On September 29, the U.S. Department of State announced a $10 million reward for information “leading to the arrest and/or conviction” of a former senior intelligence official of the Venezuelan regime, as well as $5 million for each of two former Venezuelan officials due to their connection with narcotrafficking.
All three are currently fugitives from justice.
One is Pedro Luis Martín-Olivares, identified as the former head of Venezuela’s Economic Intelligence Services, who was indicted in the Southern District of Florida in 2015 for distribution of a controlled substance, “knowing that such controlled substance would be unlawfully imported into the United States,” the Department of State reported.
Martín-Olivares, for whom a $10 million reward is being offered, is accused of possession and conspiracy to import the substances mentioned in the report.
The Department of State is also offering a reward for information leading to the capture and prosecution of Rodolfo McTurk-Mora and Jesús Alfredo Itriago.
McTurk-Mora, former head of Interpol in Venezuela, was accused in the same Florida judicial district in 2013 of “conspiracy to import cocaine, importation of cocaine into the United States, possession with the intent to distribute cocaine, and corrupting and impeding an official.”

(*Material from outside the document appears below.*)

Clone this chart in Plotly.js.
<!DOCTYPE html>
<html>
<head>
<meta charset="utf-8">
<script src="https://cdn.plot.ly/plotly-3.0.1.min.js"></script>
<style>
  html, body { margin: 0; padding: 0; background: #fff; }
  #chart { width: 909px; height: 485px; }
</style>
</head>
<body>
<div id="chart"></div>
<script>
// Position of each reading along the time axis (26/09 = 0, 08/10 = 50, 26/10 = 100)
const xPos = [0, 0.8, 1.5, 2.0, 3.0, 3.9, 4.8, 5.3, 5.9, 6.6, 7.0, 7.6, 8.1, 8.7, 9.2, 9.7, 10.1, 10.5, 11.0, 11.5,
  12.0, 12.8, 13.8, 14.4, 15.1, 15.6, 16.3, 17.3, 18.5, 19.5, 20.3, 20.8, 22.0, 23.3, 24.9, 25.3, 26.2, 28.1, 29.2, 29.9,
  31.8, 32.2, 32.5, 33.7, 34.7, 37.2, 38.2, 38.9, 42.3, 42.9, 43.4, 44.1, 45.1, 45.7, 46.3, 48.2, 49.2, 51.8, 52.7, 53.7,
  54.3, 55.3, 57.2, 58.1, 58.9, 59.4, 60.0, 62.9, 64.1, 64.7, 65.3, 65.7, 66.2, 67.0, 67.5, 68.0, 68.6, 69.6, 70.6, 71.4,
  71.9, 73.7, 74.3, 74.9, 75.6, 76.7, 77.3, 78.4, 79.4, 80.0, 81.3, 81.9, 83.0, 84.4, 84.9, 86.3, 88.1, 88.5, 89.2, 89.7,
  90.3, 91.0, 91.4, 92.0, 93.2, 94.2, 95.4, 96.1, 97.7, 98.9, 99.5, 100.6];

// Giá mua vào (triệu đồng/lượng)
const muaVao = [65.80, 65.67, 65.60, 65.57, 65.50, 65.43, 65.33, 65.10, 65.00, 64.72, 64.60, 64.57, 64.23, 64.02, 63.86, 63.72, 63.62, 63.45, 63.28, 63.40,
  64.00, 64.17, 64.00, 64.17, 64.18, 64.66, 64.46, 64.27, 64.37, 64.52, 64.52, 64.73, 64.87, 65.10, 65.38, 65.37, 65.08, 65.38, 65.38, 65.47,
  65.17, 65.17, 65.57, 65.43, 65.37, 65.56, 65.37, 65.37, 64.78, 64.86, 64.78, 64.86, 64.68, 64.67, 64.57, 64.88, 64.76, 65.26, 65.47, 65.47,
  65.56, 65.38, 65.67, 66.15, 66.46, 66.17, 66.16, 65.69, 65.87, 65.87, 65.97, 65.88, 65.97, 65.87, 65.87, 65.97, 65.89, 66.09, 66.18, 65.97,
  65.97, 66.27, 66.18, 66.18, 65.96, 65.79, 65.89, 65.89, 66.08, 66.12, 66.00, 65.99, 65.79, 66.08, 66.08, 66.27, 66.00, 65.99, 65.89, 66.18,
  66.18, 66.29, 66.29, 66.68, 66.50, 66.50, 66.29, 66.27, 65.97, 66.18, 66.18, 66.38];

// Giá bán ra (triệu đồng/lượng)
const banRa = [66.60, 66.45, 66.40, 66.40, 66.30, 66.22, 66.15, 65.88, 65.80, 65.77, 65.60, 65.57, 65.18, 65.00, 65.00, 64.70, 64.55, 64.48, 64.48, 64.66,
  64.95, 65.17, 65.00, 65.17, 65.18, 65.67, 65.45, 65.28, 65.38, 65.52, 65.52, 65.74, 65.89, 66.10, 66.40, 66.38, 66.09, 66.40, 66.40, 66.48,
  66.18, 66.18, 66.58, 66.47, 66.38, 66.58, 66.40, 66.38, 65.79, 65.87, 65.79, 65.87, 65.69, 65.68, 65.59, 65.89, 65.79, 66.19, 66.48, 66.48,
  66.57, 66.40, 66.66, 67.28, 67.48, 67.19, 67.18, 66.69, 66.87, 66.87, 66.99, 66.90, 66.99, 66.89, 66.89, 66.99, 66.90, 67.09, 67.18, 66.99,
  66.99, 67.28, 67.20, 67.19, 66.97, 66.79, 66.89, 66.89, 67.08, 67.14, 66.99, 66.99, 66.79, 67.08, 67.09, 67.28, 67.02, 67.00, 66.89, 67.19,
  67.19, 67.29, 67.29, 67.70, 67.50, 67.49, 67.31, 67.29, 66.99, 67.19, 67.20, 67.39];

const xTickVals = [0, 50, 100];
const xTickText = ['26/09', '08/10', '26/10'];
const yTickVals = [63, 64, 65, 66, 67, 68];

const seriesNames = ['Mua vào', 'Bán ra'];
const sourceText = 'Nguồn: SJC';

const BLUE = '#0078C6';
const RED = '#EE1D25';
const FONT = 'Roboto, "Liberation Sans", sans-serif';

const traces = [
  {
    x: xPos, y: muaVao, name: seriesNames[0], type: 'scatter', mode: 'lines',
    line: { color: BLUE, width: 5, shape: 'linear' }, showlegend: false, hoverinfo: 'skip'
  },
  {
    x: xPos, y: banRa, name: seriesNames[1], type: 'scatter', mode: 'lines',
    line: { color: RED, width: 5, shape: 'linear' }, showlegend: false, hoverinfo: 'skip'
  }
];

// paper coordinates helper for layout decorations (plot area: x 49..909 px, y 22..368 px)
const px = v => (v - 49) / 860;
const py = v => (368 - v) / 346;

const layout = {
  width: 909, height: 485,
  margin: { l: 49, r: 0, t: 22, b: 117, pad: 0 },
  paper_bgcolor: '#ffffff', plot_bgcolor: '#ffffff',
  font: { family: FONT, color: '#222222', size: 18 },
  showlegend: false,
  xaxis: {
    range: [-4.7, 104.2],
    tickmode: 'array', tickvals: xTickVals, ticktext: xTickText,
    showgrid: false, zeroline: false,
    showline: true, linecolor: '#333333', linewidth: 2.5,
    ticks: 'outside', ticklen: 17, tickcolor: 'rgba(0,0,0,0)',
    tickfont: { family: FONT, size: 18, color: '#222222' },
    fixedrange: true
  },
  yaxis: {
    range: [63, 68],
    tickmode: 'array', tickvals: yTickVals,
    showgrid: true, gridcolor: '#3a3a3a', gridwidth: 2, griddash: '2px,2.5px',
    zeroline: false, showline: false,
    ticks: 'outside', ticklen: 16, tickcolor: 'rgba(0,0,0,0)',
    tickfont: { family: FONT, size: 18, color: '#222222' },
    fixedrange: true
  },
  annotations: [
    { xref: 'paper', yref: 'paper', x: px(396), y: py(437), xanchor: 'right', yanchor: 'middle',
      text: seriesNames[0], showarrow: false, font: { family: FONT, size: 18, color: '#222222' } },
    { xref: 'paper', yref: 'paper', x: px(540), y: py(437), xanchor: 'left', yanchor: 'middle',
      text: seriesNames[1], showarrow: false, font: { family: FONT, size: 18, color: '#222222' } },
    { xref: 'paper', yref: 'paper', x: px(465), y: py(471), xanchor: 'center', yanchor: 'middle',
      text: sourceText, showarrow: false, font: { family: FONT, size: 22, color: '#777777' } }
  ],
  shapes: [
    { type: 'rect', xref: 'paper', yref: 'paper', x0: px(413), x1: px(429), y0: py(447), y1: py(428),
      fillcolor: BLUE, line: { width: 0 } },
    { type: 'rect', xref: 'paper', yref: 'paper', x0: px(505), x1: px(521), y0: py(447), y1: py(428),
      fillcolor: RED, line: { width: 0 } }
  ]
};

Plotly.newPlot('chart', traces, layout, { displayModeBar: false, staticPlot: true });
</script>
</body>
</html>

Meanwhile, Itriago, who served as head of Venezuela’s Antinarcotics Division at the Scientific, Penal, and Criminal Investigations Corps, was accused in Florida, in January 2013, of “conspiracy to distribute a controlled substance […], knowing that such controlled substance would be unlawfully imported into the United States.”
Itriago’s accusation further alleges that the violation “involved five kilograms or more of a mixture and substance containing a detectable amount of cocaine.”
The announcement comes under the Department of State’s Narcotics Rewards Program.
In March 2020, the U.S. government filed charges against Nicolás Maduro for alleged connections to narcotrafficking, and offered a $15 million reward for his capture.
Other Maduro regime leaders that the United States is seeking are Diosdado Cabello, president of the regime’s illegitimate National Constituent Assembly; Tareck El Aissami, nominal vice president of Economy; and Hugo Carvajal, former director of the Venezuelan Army’s counterintelligence services.